The previous head coach of the New York Rangers, John Tortorella, was not exactly the most media savvy gentleman. With a live, televised press conference from Radio City Music Hall to announce his hiring, Alain Vigneault suggested that at least in one way, things will be different this time.
Chairman of Madison Square Garden James Dolan and Rangers president/general manager Glen Sather announced Friday that Vigneault -- a man with more than a decade of NHL head coaching experience -- will become the 35th coach in the franchise's long and storied history. It was a long-speculated move, after a bunch of candidates were bantered about. In actuality, Sather admitted, only Vigneault and Mark Messier ever had in-person interviews. Vigneault was seen as the man for the job.

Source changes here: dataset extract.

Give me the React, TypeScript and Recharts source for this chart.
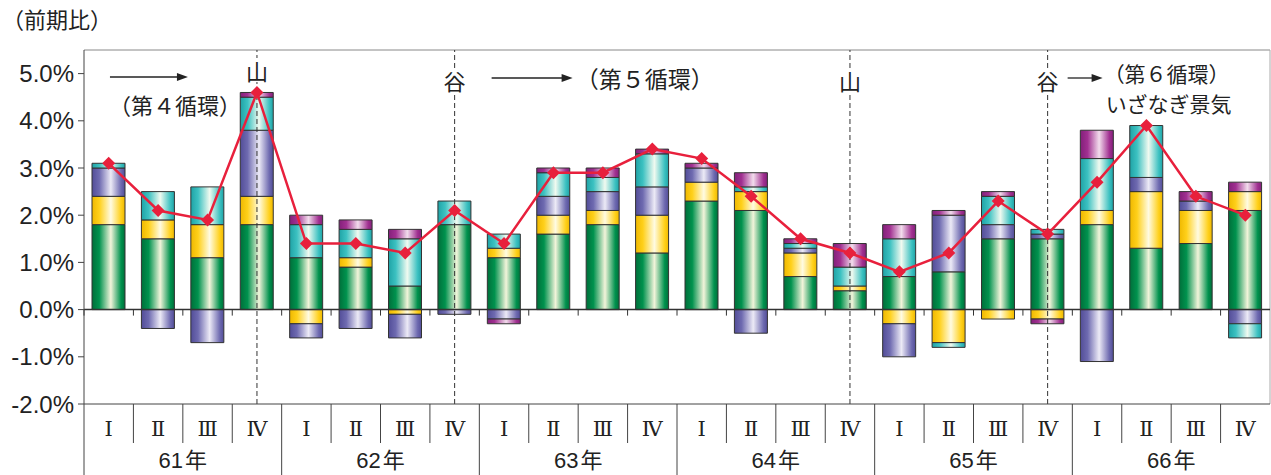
import React from 'react';
import { ComposedChart, Bar, Line, XAxis, YAxis, ReferenceLine } from 'recharts';

// 昭和61年〜66年の四半期（前期比・寄与度）
const years = ['61', '62', '63', '64', '65', '66'];
const romans = ['Ⅰ', 'Ⅱ', 'Ⅲ', 'Ⅳ'];

// 寄与度（％ポイント）— 色ごとの系列、下から積み上げ順
const greenPart = [1.8, 1.5, 1.1, 1.8, 1.1, 0.9, 0.5, 1.8, 1.1, 1.6, 1.8, 1.2, 2.3, 2.1, 0.7, 0.4, 0.7, 0.8, 1.5, 1.5, 1.8, 1.3, 1.4, 2.1];
const yellowPart = [0.6, 0.4, 0.7, 0.6, -0.3, 0.2, -0.1, 0, 0.2, 0.4, 0.3, 0.8, 0.4, 0.4, 0.5, 0.1, -0.3, -0.7, -0.2, -0.2, 0.3, 1.2, 0.7, 0.4];
const purplePart = [0.6, -0.4, -0.7, 1.4, -0.3, -0.4, -0.5, -0.1, -0.2, 0.4, 0.4, 0.6, 0.3, -0.5, 0.1, 0, -0.7, 1.2, 0.3, 0.1, -1.1, 0.3, 0.2, -0.3];
const cyanPart = [0.1, 0.6, 0.8, 0.7, 0.7, 0.6, 1.0, 0.5, 0.3, 0.5, 0.3, 0.7, 0, 0.1, 0.1, 0.4, 0.8, -0.1, 0.6, 0.1, 1.1, 1.1, 0, -0.3];
const magentaPart = [0, 0, 0, 0.1, 0.2, 0.2, 0.2, 0, -0.1, 0.1, 0.2, 0.1, 0.1, 0.3, 0.1, 0.5, 0.3, 0.1, 0.1, -0.1, 0.6, 0, 0.2, 0.2];
// 前期比（折れ線）
const growth = [3.1, 2.1, 1.9, 4.6, 1.4, 1.4, 1.2, 2.1, 1.4, 2.9, 2.9, 3.4, 3.2, 2.4, 1.5, 1.2, 0.8, 1.2, 2.3, 1.6, 2.7, 3.9, 2.4, 2.0];

const yTicks = [-2, -1, 0, 1, 2, 3, 4, 5];

const data = years.flatMap((yr, yi) =>
  romans.map((r, ri) => {
    const i = yi * 4 + ri;
    return {
      key: yr + r,
      green: greenPart[i],
      yellow: yellowPart[i],
      purple: purplePart[i],
      cyan: cyanPart[i],
      magenta: magentaPart[i],
      growth: growth[i],
    };
  })
);

// レイアウト
const W = 1271;
const H = 475;
const LEFT = 84;
const RIGHT = 1;
const TOP = 50;
const AXIS_H = 71;
const BAND = (W - LEFT - RIGHT) / data.length;
const FONT = "'Liberation Sans', 'Noto Sans CJK JP', sans-serif";
const FONT_JP = "'Noto Sans CJK JP', sans-serif";
const LINE_RED = '#e8203c';

// 円柱風グラデーション [濃, 基本, ハイライト]
const palette: Record<string, string[]> = {
  green: ['#006f3a', '#00924e', '#f2f4da'],
  yellow: ['#efb800', '#ffd01a', '#fffbe2'],
  purple: ['#524d98', '#6e6ab0', '#eceaf6'],
  cyan: ['#1fa3a6', '#3cc1c1', '#f0faf0'],
  magenta: ['#83207a', '#a13091', '#f2dcec'],
};
const seriesOrder = ['green', 'yellow', 'purple', 'cyan', 'magenta'];

// 景気の山・谷と注記（線からの相対位置）
const cycleMarks = [
  { at: '61Ⅳ', mark: '山', markY: 20, arrow: [-147, -69, 27], notes: [{ text: '（第４循環）', dx: -148, dy: 54, size: 22 }] },
  { at: '62Ⅳ', mark: '谷', markY: 30, arrow: [37, 118, 28], notes: [{ text: '（第５循環）', dx: 121, dy: 28, size: 23 }] },
  { at: '64Ⅳ', mark: '山', markY: 30, arrow: null, notes: [] },
  {
    at: '65Ⅳ',
    mark: '谷',
    markY: 30,
    arrow: [20, 55, 28],
    notes: [
      { text: '（第６循環）', dx: 56, dy: 23, size: 21 },
      { text: 'いざなぎ景気', dx: 58, dy: 53, size: 21 },
    ],
  },
];

function QuarterTick(props: any) {
  const { x, y, index } = props;
  const h = BAND / 2;
  const first = index % 4 === 0;
  return (
    <g>
      <line x1={x - h} x2={x - h} y1={y} y2={y + (first ? AXIS_H : 39)} stroke="#444" strokeWidth={1} />
      <text x={x} y={y + 32} textAnchor="middle" fontFamily="'DejaVu Serif', serif" fontSize={21} fill="#222">
        {romans[index % 4]}
      </text>
      {index % 4 === 1 && (
        <text x={x + h} y={y + 64} textAnchor="middle" fontSize={22} fill="#222">
          <tspan fontFamily={FONT}>{years[Math.floor(index / 4)]}</tspan>
          <tspan fontFamily={FONT_JP} dx={2}>年</tspan>
        </text>
      )}
    </g>
  );
}

function ZeroLine(props: any) {
  const { x1, x2, y1 } = props;
  return (
    <g>
      <line x1={x1} x2={x2} y1={y1} y2={y1} stroke="#333" strokeWidth={1.5} />
      {data.map((_, i) => (
        <line key={i} x1={x1 + BAND * i} x2={x1 + BAND * i} y1={y1} y2={y1 + 6} stroke="#333" strokeWidth={1} />
      ))}
    </g>
  );
}

function Diamond(props: any) {
  const { cx, cy } = props;
  if (cx == null || cy == null) return null;
  const r = 6.5;
  return (
    <polygon
      points={`${cx},${cy - r} ${cx + r},${cy} ${cx},${cy + r} ${cx - r},${cy}`}
      fill={LINE_RED}
    />
  );
}

function CycleLabel({ viewBox, spec }: any) {
  if (!viewBox) return null;
  const x = viewBox.x;
  const top = viewBox.y;
  return (
    <g fontFamily={FONT_JP} fill="#222">
      <rect x={x - 11} y={top + spec.markY - 12} width={22} height={24} fill="#fff" />
      <text x={x} y={top + spec.markY} textAnchor="middle" dominantBaseline="central" fontSize={22}>
        {spec.mark}
      </text>
      {spec.arrow && (
        <g>
          <line
            x1={x + spec.arrow[0]}
            x2={x + spec.arrow[1] - 8}
            y1={top + spec.arrow[2]}
            y2={top + spec.arrow[2]}
            stroke="#222"
            strokeWidth={1.3}
          />
          <polygon
            points={`${x + spec.arrow[1]},${top + spec.arrow[2]} ${x + spec.arrow[1] - 11},${top + spec.arrow[2] - 4} ${x + spec.arrow[1] - 11},${top + spec.arrow[2] + 4}`}
            fill="#222"
          />
        </g>
      )}
      {spec.notes.map((n: any) => (
        <text key={n.text} x={x + n.dx} y={top + n.dy} dominantBaseline="central" fontSize={n.size}>
          {n.text}
        </text>
      ))}
    </g>
  );
}

export default function App() {
  return (
    <div style={{ position: 'absolute', left: 0, top: 0, width: W, height: H, background: '#fff' }}>
      <div
        style={{
          position: 'absolute',
          left: 2,
          top: 4,
          fontFamily: FONT_JP,
          fontSize: 22,
          color: '#222',
          lineHeight: '28px',
        }}
      >
        （前期比）
      </div>
      <ComposedChart
        width={W}
        height={H}
        data={data}
        stackOffset="sign"
        margin={{ top: TOP, right: RIGHT, left: 0, bottom: 0 }}
      >
        <defs>
          {seriesOrder.map((k) => (
            <linearGradient key={k} id={`g-${k}`} x1="0" y1="0" x2="1" y2="0">
              <stop offset="0%" stopColor={palette[k][0]} />
              <stop offset="22%" stopColor={palette[k][1]} />
              <stop offset="57%" stopColor={palette[k][2]} />
              <stop offset="88%" stopColor={palette[k][1]} />
              <stop offset="100%" stopColor={palette[k][0]} />
            </linearGradient>
          ))}
        </defs>
        <XAxis
          dataKey="key"
          height={AXIS_H}
          interval={0}
          tickSize={0}
          tickMargin={0}
          tickLine={false}
          axisLine={{ stroke: '#444', strokeWidth: 1 }}
          tick={(p: any) => <QuarterTick {...p} />}
        />
        <YAxis
          width={LEFT}
          domain={[-2, 5.5]}
          ticks={yTicks}
          interval={0}
          allowDataOverflow
          tickSize={6}
          tickMargin={4}
          tickFormatter={(v: number) => `${v.toFixed(1)}%`}
          tick={{ fill: '#222', fontSize: 24, fontFamily: FONT }}
          axisLine={{ stroke: '#444', strokeWidth: 1 }}
          tickLine={{ stroke: '#444' }}
        />
        <ReferenceLine y={5.5} stroke="#888" strokeWidth={1} />
        <ReferenceLine x="66Ⅳ" position="end" stroke="#aaa" strokeWidth={1} />
        {seriesOrder.map((k) => (
          <Bar
            key={k}
            dataKey={k}
            stackId="a"
            barSize={33}
            fill={`url(#g-${k})`}
            stroke="#333"
            strokeWidth={1}
            isAnimationActive={false}
          />
        ))}
        <ReferenceLine y={0} shape={(p: any) => <ZeroLine {...p} />} />
        {cycleMarks.map((c) => (
          <ReferenceLine
            key={c.at}
            x={c.at}
            stroke="#333"
            strokeWidth={1}
            strokeDasharray="5 3"
            label={(p: any) => <CycleLabel {...p} spec={c} />}
          />
        ))}
        <Line
          dataKey="growth"
          stroke={LINE_RED}
          strokeWidth={2.5}
          dot={(p: any) => <Diamond key={p.index} {...p} />}
          activeDot={false}
          isAnimationActive={false}
        />
      </ComposedChart>
    </div>
  );
}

The new coach said many of the typical things you say when brought into a big-market team looking to get over that Stanley Cup hump. "I came here to win," Vigneault proclaimed almost immediately as he got the microphone at Radio City. He will plan to let offensive players do more than they were able to under Tortorella, suggesting guys like Rick Nash will have the "latitude to make something out of nothing."
Vigneault also dropped in a joke about how much easier it is to negotiate a contract "when you have two teams after you." It got a big laugh from the room, though perhaps Sather wasn't chuckling as much. For his part, Sather called Vigneault "a perfect fit" and said he was "one of the top coaches in the NHL . . . we are fortunate to have him here in New York."
The Quebec City native has a career head coaching record of 422-288-35, with six postseason appearances in his seven years with the Canucks. Vigneault led Vancouver to a Stanley Cup Final in 2011, only to fall in seven games to the Boston Bruins. He was dismissed by the team after two consecutive first round exits. The Rangers are coming off a second-round exit, a year after being upset in the Eastern Conference Final by the New Jersey Devils.